Saturday, February 7, 2009

The Ghost of Gordon Gekko

As Steve Benen notes, the GOP apparently still thinks greed is good.

Who's going to stick up for exorbitant salaries for executives of failing companies that are already on the public dole? A few Republican lawmakers are willing to give it a shot.

"Because of [the executives'] excesses, very bad things begin to happen, like the United States government telling a company what it can pay its employees. That's not a good thing in America," Kyl told the Huffington Post.

"What executives have done is troubling, but it's equally troubling to have government telling shareholders how much they can pay the executives," said Sen. Mel Martinez (R-FL).

Sen. James Inhofe (R-OK) said that he is "one of the chief defenders of Obama on the Republican side," but "as I was listening to him make those statements [about executive pay], I thought, is this still America? Do we really tell people how to run [a business], and who to pay and how much to pay?"

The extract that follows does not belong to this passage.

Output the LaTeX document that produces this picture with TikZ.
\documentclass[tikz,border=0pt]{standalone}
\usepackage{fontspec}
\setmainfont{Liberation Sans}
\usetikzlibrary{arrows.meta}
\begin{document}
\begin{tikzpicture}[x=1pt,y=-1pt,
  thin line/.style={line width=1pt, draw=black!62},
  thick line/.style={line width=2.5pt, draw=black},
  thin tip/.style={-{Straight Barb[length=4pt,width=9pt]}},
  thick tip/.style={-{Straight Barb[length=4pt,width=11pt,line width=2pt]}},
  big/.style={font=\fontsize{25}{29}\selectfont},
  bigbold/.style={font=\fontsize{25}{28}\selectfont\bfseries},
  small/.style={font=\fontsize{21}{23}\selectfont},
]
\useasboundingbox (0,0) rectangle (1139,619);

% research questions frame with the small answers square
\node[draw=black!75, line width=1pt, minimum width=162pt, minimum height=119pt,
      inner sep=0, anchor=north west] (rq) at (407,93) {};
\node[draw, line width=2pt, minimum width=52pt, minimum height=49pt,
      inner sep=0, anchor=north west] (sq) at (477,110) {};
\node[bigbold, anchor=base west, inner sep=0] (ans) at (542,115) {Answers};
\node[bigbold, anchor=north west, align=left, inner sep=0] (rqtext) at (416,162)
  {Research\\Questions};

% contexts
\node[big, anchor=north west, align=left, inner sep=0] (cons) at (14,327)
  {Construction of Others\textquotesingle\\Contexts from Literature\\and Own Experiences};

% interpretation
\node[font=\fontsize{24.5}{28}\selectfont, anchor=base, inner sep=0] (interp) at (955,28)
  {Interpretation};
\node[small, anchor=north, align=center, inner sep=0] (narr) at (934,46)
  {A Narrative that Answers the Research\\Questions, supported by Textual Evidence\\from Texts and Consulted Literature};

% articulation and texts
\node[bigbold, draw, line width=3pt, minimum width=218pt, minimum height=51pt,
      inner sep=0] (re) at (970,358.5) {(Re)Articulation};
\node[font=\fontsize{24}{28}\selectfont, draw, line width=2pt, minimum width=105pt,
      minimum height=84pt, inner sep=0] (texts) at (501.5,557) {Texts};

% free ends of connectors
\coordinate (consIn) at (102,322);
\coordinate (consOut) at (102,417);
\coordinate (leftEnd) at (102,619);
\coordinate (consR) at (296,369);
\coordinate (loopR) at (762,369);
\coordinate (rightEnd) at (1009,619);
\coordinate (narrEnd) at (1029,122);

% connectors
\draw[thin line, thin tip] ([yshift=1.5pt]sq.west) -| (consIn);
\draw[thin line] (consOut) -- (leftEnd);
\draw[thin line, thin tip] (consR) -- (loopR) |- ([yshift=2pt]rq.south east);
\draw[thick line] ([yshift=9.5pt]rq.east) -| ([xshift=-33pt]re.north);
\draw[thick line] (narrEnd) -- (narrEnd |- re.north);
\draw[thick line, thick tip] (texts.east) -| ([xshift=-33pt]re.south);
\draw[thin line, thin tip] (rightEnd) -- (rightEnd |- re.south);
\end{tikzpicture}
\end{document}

Just to clarify, we're talking about companies that wouldn't exist were it not for federal intervention. We're talking about $500,000 salaries for CEOs whose companies are on the verge of collapse. They're taking our money, so we're applying some strings.

This, in Inhofe's mind, is un-American?


That's right, folks. The same mindset that thinks the President of the United States falls into the same category as the spoiled fat cat CEO of Citigroup or General Motors has stated point-blank that imposing constraints on any company that is one step away from nationalisation or bankruptcy is an imposition on free enterprise.